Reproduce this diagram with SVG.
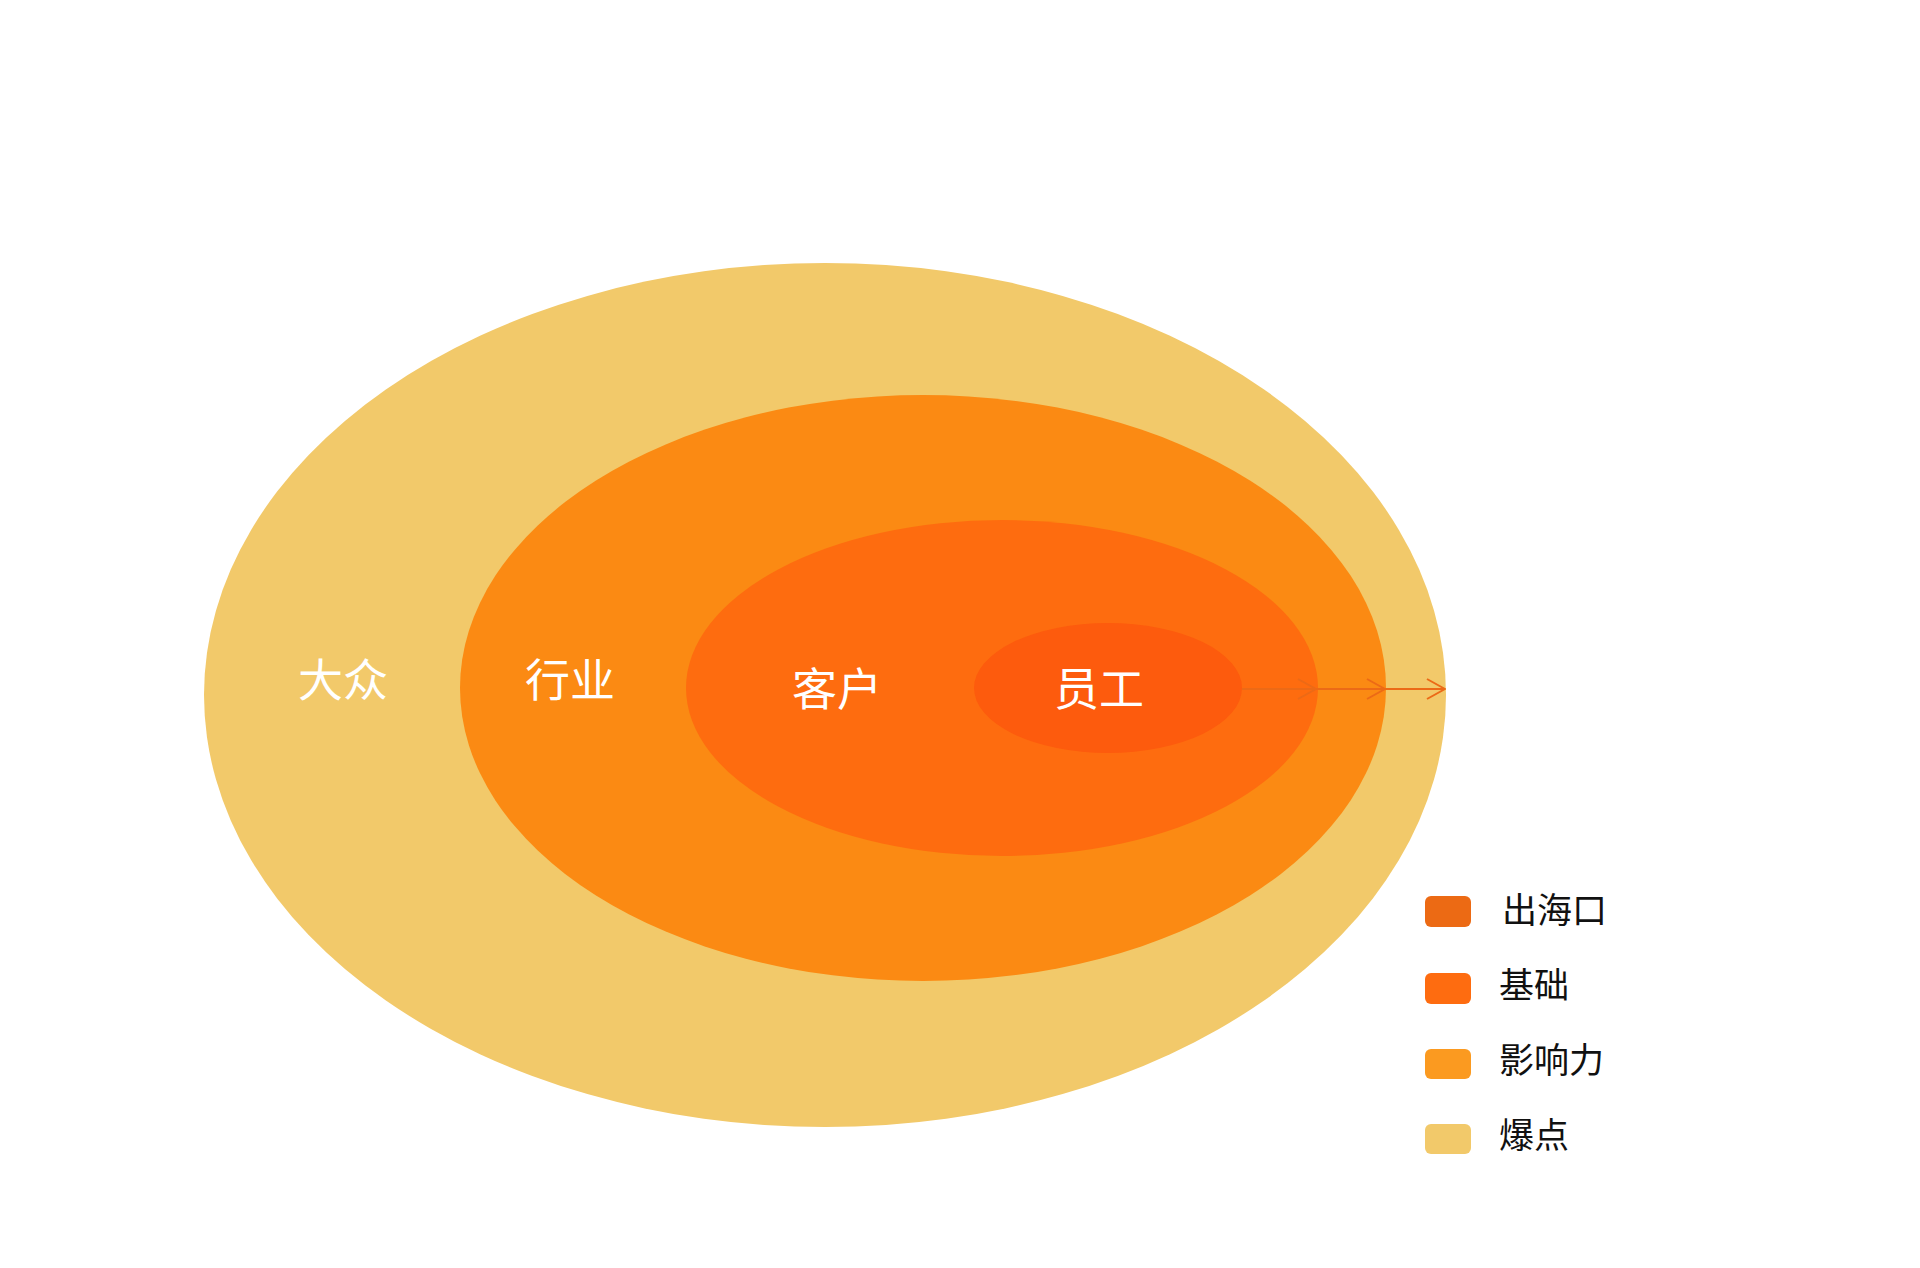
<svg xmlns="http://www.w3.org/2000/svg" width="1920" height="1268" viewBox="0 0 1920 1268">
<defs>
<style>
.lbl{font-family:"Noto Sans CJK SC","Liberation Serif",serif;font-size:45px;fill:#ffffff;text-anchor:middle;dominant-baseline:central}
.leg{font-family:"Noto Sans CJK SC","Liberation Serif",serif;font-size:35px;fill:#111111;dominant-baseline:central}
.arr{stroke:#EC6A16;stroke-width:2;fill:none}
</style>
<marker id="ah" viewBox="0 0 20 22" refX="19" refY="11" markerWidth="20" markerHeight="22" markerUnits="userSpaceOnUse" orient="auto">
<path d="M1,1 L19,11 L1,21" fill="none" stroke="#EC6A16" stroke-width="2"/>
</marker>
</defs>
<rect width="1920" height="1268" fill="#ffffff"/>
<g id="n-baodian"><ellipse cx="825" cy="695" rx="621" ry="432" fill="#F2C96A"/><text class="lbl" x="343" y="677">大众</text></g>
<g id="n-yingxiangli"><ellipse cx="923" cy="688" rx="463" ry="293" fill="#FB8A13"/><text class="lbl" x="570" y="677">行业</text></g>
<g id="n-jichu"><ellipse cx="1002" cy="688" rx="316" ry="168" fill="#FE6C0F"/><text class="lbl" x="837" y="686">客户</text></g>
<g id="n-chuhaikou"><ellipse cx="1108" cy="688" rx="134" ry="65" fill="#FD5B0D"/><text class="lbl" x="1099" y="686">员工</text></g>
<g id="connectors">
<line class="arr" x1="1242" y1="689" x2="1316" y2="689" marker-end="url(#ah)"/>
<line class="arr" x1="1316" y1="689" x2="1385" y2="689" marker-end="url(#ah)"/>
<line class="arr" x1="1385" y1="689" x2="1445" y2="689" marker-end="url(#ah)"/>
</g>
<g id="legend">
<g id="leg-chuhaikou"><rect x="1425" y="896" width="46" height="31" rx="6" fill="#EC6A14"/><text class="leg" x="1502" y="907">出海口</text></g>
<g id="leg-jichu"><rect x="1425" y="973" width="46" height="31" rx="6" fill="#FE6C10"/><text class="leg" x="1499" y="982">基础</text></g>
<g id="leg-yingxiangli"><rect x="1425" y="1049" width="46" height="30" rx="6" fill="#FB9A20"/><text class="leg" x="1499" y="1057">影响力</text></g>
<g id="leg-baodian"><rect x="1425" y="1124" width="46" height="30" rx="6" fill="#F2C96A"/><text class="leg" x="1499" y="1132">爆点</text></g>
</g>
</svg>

**Requirement:** Reproduce each line exactly, please, except for any pictures.

**Task solution:**
Reproduce this diagram with SVG.
<svg xmlns="http://www.w3.org/2000/svg" width="1920" height="1268" viewBox="0 0 1920 1268">
<defs>
<style>
.lbl{font-family:"Noto Sans CJK SC","Liberation Serif",serif;font-size:45px;fill:#ffffff;text-anchor:middle;dominant-baseline:central}
.leg{font-family:"Noto Sans CJK SC","Liberation Serif",serif;font-size:35px;fill:#111111;dominant-baseline:central}
.arr{stroke:#EC6A16;stroke-width:2;fill:none}
</style>
<marker id="ah" viewBox="0 0 20 22" refX="19" refY="11" markerWidth="20" markerHeight="22" markerUnits="userSpaceOnUse" orient="auto">
<path d="M1,1 L19,11 L1,21" fill="none" stroke="#EC6A16" stroke-width="2"/>
</marker>
</defs>
<rect width="1920" height="1268" fill="#ffffff"/>
<g id="n-baodian"><ellipse cx="825" cy="695" rx="621" ry="432" fill="#F2C96A"/><text class="lbl" x="343" y="677">大众</text></g>
<g id="n-yingxiangli"><ellipse cx="923" cy="688" rx="463" ry="293" fill="#FB8A13"/><text class="lbl" x="570" y="677">行业</text></g>
<g id="n-jichu"><ellipse cx="1002" cy="688" rx="316" ry="168" fill="#FE6C0F"/><text class="lbl" x="837" y="686">客户</text></g>
<g id="n-chuhaikou"><ellipse cx="1108" cy="688" rx="134" ry="65" fill="#FD5B0D"/><text class="lbl" x="1099" y="686">员工</text></g>
<g id="connectors">
<line class="arr" x1="1242" y1="689" x2="1316" y2="689" marker-end="url(#ah)"/>
<line class="arr" x1="1316" y1="689" x2="1385" y2="689" marker-end="url(#ah)"/>
<line class="arr" x1="1385" y1="689" x2="1445" y2="689" marker-end="url(#ah)"/>
</g>
<g id="legend">
<g id="leg-chuhaikou"><rect x="1425" y="896" width="46" height="31" rx="6" fill="#EC6A14"/><text class="leg" x="1502" y="907">出海口</text></g>
<g id="leg-jichu"><rect x="1425" y="973" width="46" height="31" rx="6" fill="#FE6C10"/><text class="leg" x="1499" y="982">基础</text></g>
<g id="leg-yingxiangli"><rect x="1425" y="1049" width="46" height="30" rx="6" fill="#FB9A20"/><text class="leg" x="1499" y="1057">影响力</text></g>
<g id="leg-baodian"><rect x="1425" y="1124" width="46" height="30" rx="6" fill="#F2C96A"/><text class="leg" x="1499" y="1132">爆点</text></g>
</g>
</svg>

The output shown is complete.